Starting At Kaggle

r
kaggle
machine_learning
data_mining
random_forest

#1

I have started to compete at kaggle. I have went through http://trevorstephens.com/post/72916401642/titanic-getting-started-with-r and also i know about machine learning algos. Now, I am trying to compete in various data science competitions. But my problem is I can not apply machine learning algorithms like Random Forest on such large datasets due to shortage of RAM(4GB). What should I do?
The datasets in Analytics Vidhya practice competitions is small. So, I can easily apply these algos. But what about Kaggle Datasets?


#2

Hi @gau2112

you should be able to quite a lot with 4 Gb already (gc() to check usage) , well if the data set is big you can reach the limit of R and this limit is dependant of the OS you have, it means that you have toward in “chuck”. If you want to do bigger then AWS on Amazon check OS , you can bid for cheap price.
If you face the limit of R object you can use package such as BigMemory to do some matrix operations and once more use rm() and gc() to be clean what you do not use.
Hope this help.
Alain


#3

Thanks @Lesaffrea
So, you are asking me to optimize my code and global environment?
Edit -
I came across another R package today named ‘h2o’ and most of the scripts which I read at kaggle use this package.


#4

Yes in a way it is the first place I shall look for before to change platform.
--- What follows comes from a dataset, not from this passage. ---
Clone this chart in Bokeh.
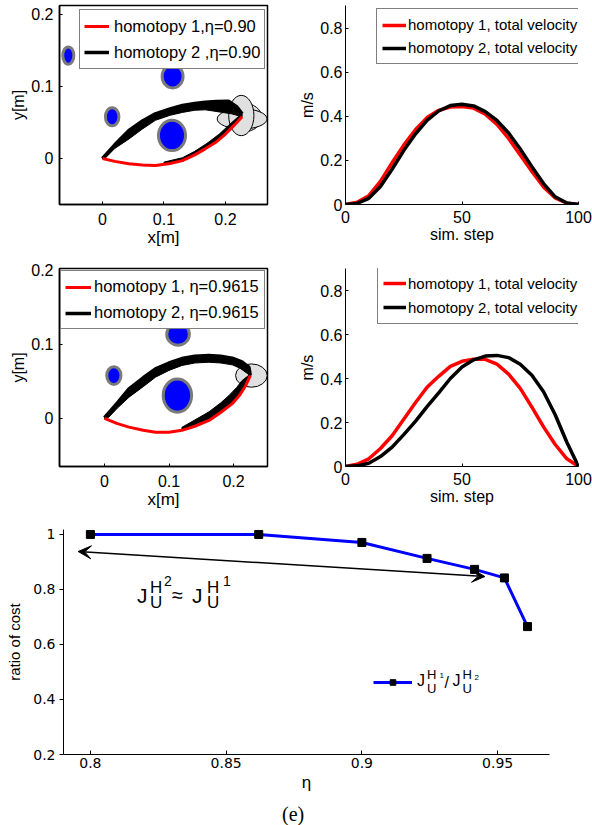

From my experience I only face issues when I start to work with optimisation problem. With 4 GB ram I am surprise you have issue with data set from Kaggle competition for example, with business data well that is one other story.
H20 good documentation for sure well known by Kaggle people I tried it twice for my problem I did not see one advantage, they have good integration with Hadoop, how they manage the data I do not know. But the algorithms have very reputation. Some people in this forum can certainly give you good advises about H20.
Have a good day
Alain


#5

Hi @gau2112
you were speaking abut h20, I was just reading about neural network I just face a problem of optimisation and a colleague sent me this presentation about h20.
I think it give a good overview of what you can do with this package for deep learning still.
Have a good read
Alain h20 slides


#6

Thanks @Lesaffrea